Published: June 21, 2026
Happy Horse 1.1 is Alibaba's video model, among the top performers on the Artificial Analysis arena. It keeps the single-pipeline architecture: text-to-video, image-to-video, and reference-to-video all run through one model, with joint audio-video synthesis in a single forward pass. Dialogue, ambient sound, music, and Foley are produced natively alongside the visuals, with multilingual lip-sync across seven languages — its strongest suit, and what makes it a real contender to Veo 3.1 and Seedance 2.0.
Key Features
Generation Modes
- Text-to-Video — Build a full scene with synchronized audio from a prompt alone.
- Image-to-Video — Animate a still as the first frame, adding motion and native sound.
- Reference-to-Video — Drive a scene from 1–9 reference images to keep characters and style consistent.
Audio
- Native joint audio — Dialogue, ambient, music, and Foley generated with the picture in one pass.
- Multilingual lip-sync — Phoneme-level lip-sync across seven languages, matched to the spoken audio.
Consistency & Motion
- Character consistency — Subjects referenced as character1…character9 stay on-model across shots.
- Coherent motion — Strong temporal coherence and prompt adherence across shots.
- Multi-shot in one prompt — Sequence several shots in one generation: lead each segment with a timecode range (e.g. 00-05, then 05-10), each with its own action.
Technical Capabilities
| Provider | Alibaba, served on fal.ai · commercial use OK |
| Resolution | 720p, 1080p |
| Duration | 3–15s (default 5) |
| Frame rate | 24 fps |
| Aspect ratio | T2V & R2V — 16:9, 9:16, 1:1, 4:3, 3:4, 21:9, 9:21, 5:4, 4:5 (default 16:9); I2V inherits the source image |
| Lip-sync languages | English, Mandarin, Cantonese, Japanese, Korean, German, French |
| Reference images (R2V) | 1–9 · JPEG / PNG / WEBP |
| Input image (I2V) | JPEG / PNG / BMP / WEBP · aspect 1:2.5–2.5:1 |
Limitations
- Caps at 1080p — no native 4K. For 4K or heavy multi-character scenes, Seedance 2.0 or Kling 3.0 may fit better.

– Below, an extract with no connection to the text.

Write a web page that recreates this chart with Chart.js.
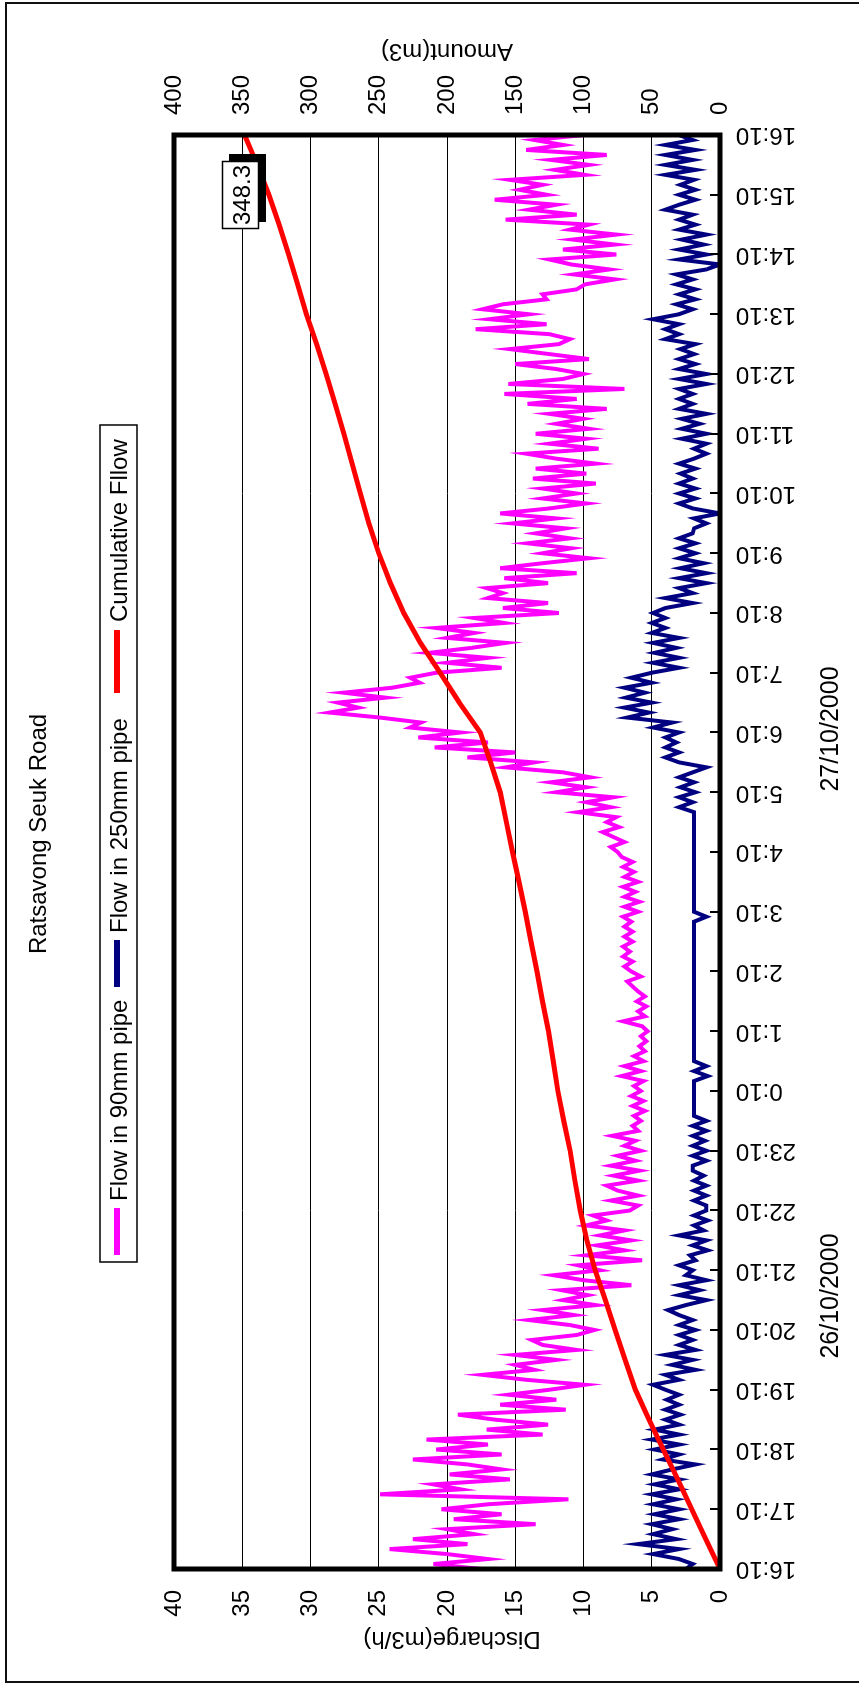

- Clips top out at 15s; longer sequences must be stitched from multiple generations.
- In image-to-video, lip-sync only activates when the source image shows a face.
- Camera and lighting control is prompt-driven — less granular than tools with explicit camera controls.
Prompting Tips
- Spell out motion, framing, lighting, and pacing — the model follows scene direction closely.
- Multi-shot: lead each segment with a timecode range (00-05, 05-10…), each with its own prompt.
- For talking-head shots, put the spoken lines in the prompt; audio and lip-sync match them.
- In reference-to-video, name subjects character1…character9 in upload order.
- Use clean, high-res reference images (single clear subject) to lock identity and wardrobe.